The Fourteenth Sunday after Pentecost


One day a preacher came home and saw his wife in a brand new exotic red dress. He looked at her and said: "Didn't I tell you that you weren't supposed to buy any more clothes?"

Embarrassed the wife replied, " yes, but Satan tempted me and told me it looked good from the front!" The preacher was startled by what just came out of his wife's mouth. “I told you to say "Get thee behind me, Satan, didn’t I?" His wife said "yes, you did, but he told me it looked good from back there too!”

Today we find Peter, who has previously took a huge leap of faith and stepped out into the deep sea to meet Jesus, then making that profound statement of faith in Jesus as the Son of God, telling the Messiah that he should scrap his mission that will lead to the cross, death, and then resurrection.

Jesus responded with the harshest words ever directed toward one of his disciples: “Get behind me, Satan. You are a stumbling block to me!” A stumbling block to me. I wonder if the strong reaction Peter got from his reproach to Jesus had a lot to do with Jesus wanting to silence the “demons of negativity.” For they are, indeed, stumbling blocks.

We’ve all experienced them. We may recognize them in our personal life, our business endeavors, and they are especially present in the church. We are all at risk for being assaulted by them and clergy and church leaders are particularly susceptible. I’ve done my own battle with them. They are forces that sap our energy and distract us from the work that is really important.

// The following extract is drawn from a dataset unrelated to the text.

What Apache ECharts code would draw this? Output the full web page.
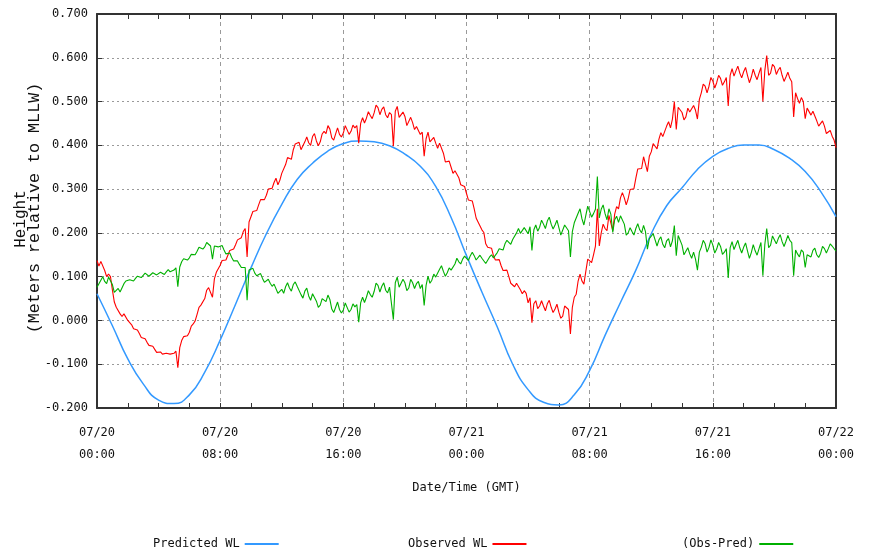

I’ll bet that is what was going on with Jesus and Peter that day. Jesus knew that he could not let himself be sidetracked from the good work to which he was called by God. He could not let Peter’s negative outlook draw on his energy and obstruct his mission. He had to put Peter—and Satan—in their place. And what about us? Can we stand up to those devilish influences and pressures and simply say, “Get behind me! Get out of my way! I have good and important work to do and God – not Satan—is my partner in my calling.”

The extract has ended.